The more I share, the better I feel. The more connection we’re creating, the better some of you are feeling.
Initially, when I share, I feel sick.
I get the vulnerability hangover I mentioned the other day. I question myself. Sarah, why on earth are you sharing so much? So publicly? So deeply?
I don’t have a clear answer to that. It’s a deep knowing. It’s beyond my ego self. It was the same voice that came to me in the middle of my breakdown, and told me to start writing my life.
I was sitting in the bathtub at my sister’s place in Hobart, candles burning, tears streaming down my face, trying to soak off all the pain. A voice said, write. Write your life. Start from the beginning, and just keep writing. You’ll know when to stop.
And so I did.
I literally hopped out of the tub, and into bed, cranked open my laptop and started with my earliest memory. Each day for the next few weeks, I wrote and wrote. It was painful, digging through memories like rummaging through a dirty trash can, bringing to light all the things that’d happened in my life I’d forever tried to forget. Things came up I had completely forgotten. Things I needed to see again.
It was healing.
It was clarity.
It was an understanding of the abandonment wounding that needed to heal. The little girl who stepped into an ‘adult’ role from a young age, and dealt magnificently with that, however pushed her own needs down in the process.
It was a deep knowing of why I seek love and validation externally.
It was an expression of truth, that would begin to set me free.
And these emails, and my social media content, is all being directed from that same inner voice. Share your story Sarah, share what’s happening.
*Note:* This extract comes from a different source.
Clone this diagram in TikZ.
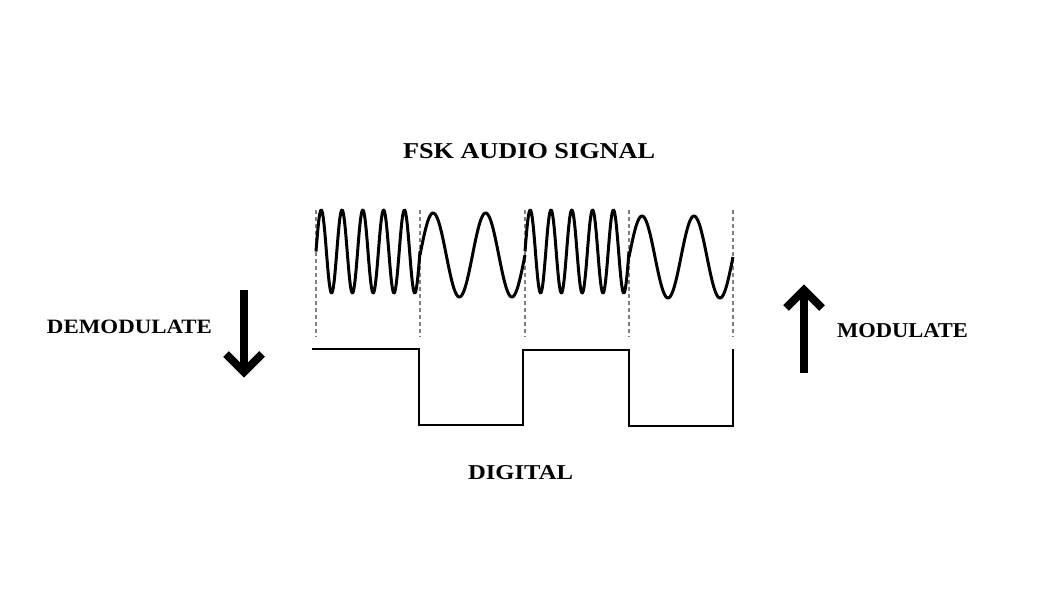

Just sit in your current truth, and talk about it. Share it.
It’ll help you, it’ll help others. It’s real.
And so that’s what I’ve been doing. And so I am healing.
Yesterday I felt a sense of inner peace I haven’t felt for some time. Today I woke up lighter. Let’s not get ahead of ourselves here. I’m using my Daylio app to track my moods, and I’m treading carefully, I’m off alcohol and getting to know my body deeply, through meditation and yoga.
I’m doing The Work (Byron Katie’s liberating process) each day, sometimes twice a day, and it’s freeing me of thoughts I believe, that aren’t real (nothing is real), that are the cause of my suffering.
And so I’ll keep going.
In this moment of writing I’m feeling gratitude, to my inner voice, and to you, for being there. For reading, for connecting and for sharing your own healing journey.
It seems as though magic is happening for all of us, so let’s keep walking this journey together, side by side.